Le parole sul cieco che pretende di guidare un altro cieco (cf. Lc 6,39) riguardano certamente chi nella chiesa detiene autorità, ma anche ogni credente. Se, come dicevamo, la cecità consiste nel non vedere i propri difetti e, al tempo stesso, nel pretendere di curare i difetti degli altri (cf. Lc 6,41-42), va affermato con forza che l’unica critica credibile nasce da un’autocritica. Per poter aiutare concretamente l’altro, occorre fare la verità in se stessi. La libertà che nasce da questo “fare la verità” (cf. Gv 8,32), è la condizione dell’autenticità del nostro intervento di aiuto presso l’altro. Altrimenti, vedere il difetto dell’altro e aiutarlo a disfarsene, diviene ciò che ci consente di non riconoscerlo in noi. E così restiamo ciechi e non liberi.

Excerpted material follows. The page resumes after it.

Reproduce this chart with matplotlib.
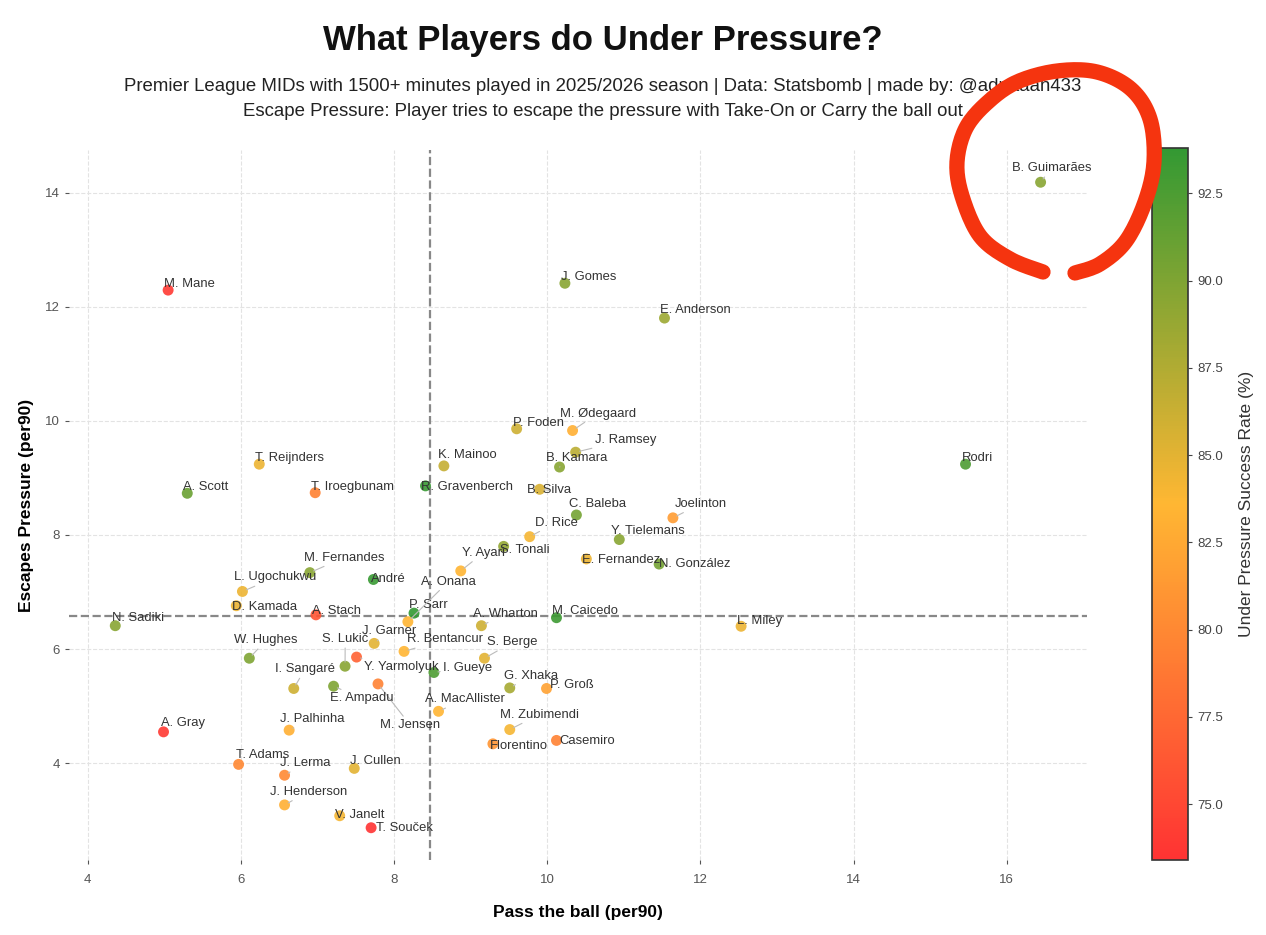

Se il frutto dell’uomo è il suo agire, la parola potrebbe anche divenire la foglia che copre la penosa assenza di frutti, che camuffa la realtà. Parola “buona” è allora la parola umile, la parola che ha il coraggio della verità e che non nasconde la realtà. Creare la fiducia perché una persona possa dirsi, anche negli aspetti ai suoi occhi più vergognosi e irricevibili e biasimevoli, e accoglierlo nella propria umanità senza giudizi e condanne, è compito pastorale necessario e vitale. Che richiede l’uscita dalla cecità, ovvero, la presa di coscienza della trave che è nel proprio occhio.